Twisting God's Words

Monday, February 20, 2012
Pray: 
Mighty and Loving Lord, as I receive Your Word today, I want to live it in faith, hope, and love.
Read: 
Romans 3:1-8

[1] What advantage, then, is there in being a Jew, or what value is there in circumcision? [2] Much in every way! First of all, they have been entrusted with the very words of God. [3] What if some did not have faith? Will their lack of faith nullify God's faithfulness? [4] Not at all! Let God be true, and every man a liar. As it is written: "So that you may be proved right when you speak and prevail when you judge." [5] But if our unrighteousness brings out God's righteousness more clearly, what shall we say? That God is unjust in bringing his wrath on us? (I am using a human argument.) [6] Certainly not! If that were so, how could God judge the world? [7] Someone might argue, "If my falsehood enhances God's truthfulness and so increases his glory, why am I still condemned as a sinner?" [8] Why not say-as we are being slanderously reported as saying and as some claim that we say-"Let us do evil that good may result"? Their condemnation is deserved.
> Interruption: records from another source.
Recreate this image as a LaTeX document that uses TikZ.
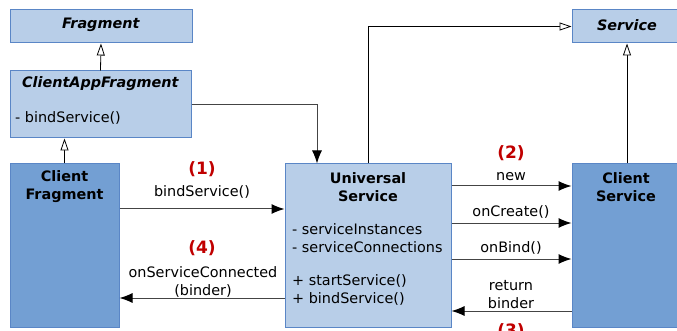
\documentclass[tikz,border=0pt]{standalone}
\usepackage{fontspec}
\setmainfont{DejaVu Sans}
\usetikzlibrary{positioning,arrows.meta}
\definecolor{boxlight}{HTML}{B8CEE8}
\definecolor{boxdark}{HTML}{739FD3}
\definecolor{boxline}{HTML}{5A86C6}
\definecolor{steptext}{HTML}{C00000}
\definecolor{wire}{HTML}{444444}

\begin{document}
\begin{tikzpicture}[x=1pt, y=-1pt,
    every node/.style={font=\fontsize{14.4}{18}\selectfont, inner sep=0pt},
    light/.style={rectangle, draw=boxline, fill=boxlight, line width=1pt},
    dark/.style={rectangle, draw=boxline, fill=boxdark, line width=1pt},
    inherit/.style={draw=black, line width=0.8pt, -{Triangle[open, length=12pt, width=8pt, fill=white]}},
    call/.style={draw=wire, line width=1pt, -{Latex[length=13pt, width=10pt, color=black]}},
    steplabel/.style={text=steptext, font=\fontsize{17}{20}\selectfont\bfseries}]
    \useasboundingbox (0,0) rectangle (677,331);

    % Klasy

    \node[light, minimum width=182pt, minimum height=33pt] (fragment) at (101,26.5) {};
    \node[light, minimum width=181pt, minimum height=67pt] (clientapp) at (100.5,104.5) {};
    \node[dark, minimum width=109pt, minimum height=163pt] (clientfrag) at (64.5,245.5) {};
    \node[light, minimum width=166pt, minimum height=163pt] (universal) at (368,245.5) {};
    \node[dark, minimum width=110pt, minimum height=163pt] (clientservice) at (627,245.5) {};
    \node[light, minimum width=110pt, minimum height=33pt] (service) at (627,26.5) {};

    % Teksty w klasach

    \node (fragmentname) at (101,25) {\textbf{\textit{Fragment}}};
    \node (clientappname) at (100.5,84) {\textbf{\textit{ClientAppFragment}}};
    \node[anchor=west] (clientappop) at (15,118) {- bindService()};
    \node[align=center] (clientfragname) at (64.5,187) {\textbf{Client}\\\textbf{Fragment}};
    \node[align=center] (universalname) at (368,187) {\textbf{Universal}\\\textbf{Service}};
    \node[align=left, anchor=west] (universalattr) at (292,238.5) {- serviceInstances\\- serviceConnections};
    \node[align=left, anchor=west] (universalop) at (292,289.5) {+ startService()\\+ bindService()};
    \node[align=center] (clientservicename) at (626,187) {\textbf{Client}\\\textbf{Service}};
    \node (servicename) at (627,25) {\textbf{\textit{Service}}};

    % Dziedziczenie

    \draw[inherit] (clientapp.north) -- (fragment.south);
    \draw[inherit] (clientfrag.north) -- (clientfrag.north |- clientapp.south);
    \draw[inherit] (universal.north) |- (service.west);
    \draw[inherit] (clientservice.north) -- (service.south);
    \draw[call] (clientapp.east) -| ([xshift=-51pt]universal.north);

    % Wywołania

    \draw[call] (clientfrag.east |- 0,209) -- (universal.west |- 0,209);
    \draw[call] (universal.west |- 0,298) -- (clientfrag.east |- 0,298);
    \draw[call] (universal.east |- 0,186) -- (clientservice.west |- 0,186);
    \draw[call] (universal.east |- 0,223) -- (clientservice.west |- 0,223);
    \draw[call] (universal.east |- 0,259) -- (clientservice.west |- 0,259);
    \draw[call] (clientservice.west |- 0,311) -- (universal.east |- 0,311);

    % Etykiety

    \node[steplabel] (one) at (202,169) {(1)};
    \node (bindlabel) at (202,192) {bindService()};
    \node[steplabel] (four) at (202,248) {(4)};
    \node[align=center] (connectedlabel) at (203,281.5) {onServiceConnected\\(binder)};
    \node[steplabel] (two) at (511,153) {(2)};
    \node (newlabel) at (511,177) {new};
    \node (createlabel) at (511,212) {onCreate()};
    \node (bindcall) at (511,248) {onBind()};
    \node[align=center] (returnlabel) at (511,294.5) {return\\binder};
    \node[steplabel] (three) at (511,331) {(3)};

\end{tikzpicture}
\end{document}
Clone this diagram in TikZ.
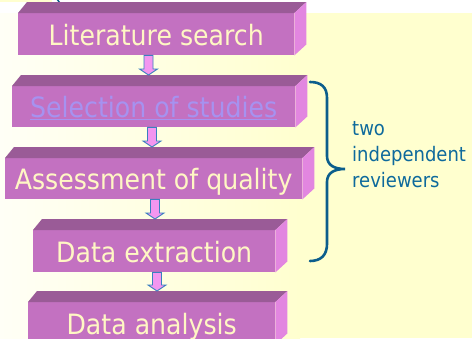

Scripture taken from the Holy Bible, NEW INTERNATIONAL VERSION. Copyright © 1973, 1978, 1984 International Bible Society. All rights reserved throughout the world. Used by permission of International Bible Society.

Meditate

Consider: 
Sometimes God uses us in spite of ourselves rather than because of ourselves. Sometimes, we need to get out of the way so God can work in spite of us.
Think Further: 

We return to the Jew/Gentile issue: Paul here speaks in the voice of his Jewish debater, raising a valid question. The Jews had been entrusted with the very words of God. God's intention from the start was that they were to be a light for the Gentiles (e.g. Isa. 42:6). They had broken that trust, so what was God to do? If he found another way to reach the Gentiles, was he reneging on his promises? This is the moral dilemma that drives the argument from here to the end of ch. 4.

At this point we stumble on one of the tricky issues of this letter. The problem is that the English language has no single word to translate the Hebrew word that dominates today's reading and much of what follows. This is the word that is translated "righteousness" in most English translations. Paul, thinking like a Jew, and in line with the Old Testament, has in mind the Hebrew word tsedeq, which means "what is right," "justice." Unlike our English "righteousness" it carries a connotation of relationship, so that in the Old Testament it frequently means "vindication" or "saving presence." It implies activity. What it doesn't mean is abstract moral perfection. To complicate matters still further, Paul uses the Greek word which corresponds to the Hebrew, dikaiosyne. Greek has a verb from the same root, which can be translated "proved right" in v. 4. So when Paul speaks of the "righteousness of God" he means the "saving activity of God." Later in the letter dikaiosyne will be translated "justification." It is the same word.

So the question in v. 5 becomes clearer. If the more I sin, the more God saves, doesn't my sin resound to the glory of God? Paul has brought his Jewish debater to a point where the absurdity of that argument begins to be clear.

Apply: 
Pray for David's attitude as found in Psalm 51. A broken spirit and a contrite heart are not despised by God, but honored.
Pray: 
Mighty God, I realize how much You've done for me. I want to live in a way that beings credit to You. I thank You and bless You.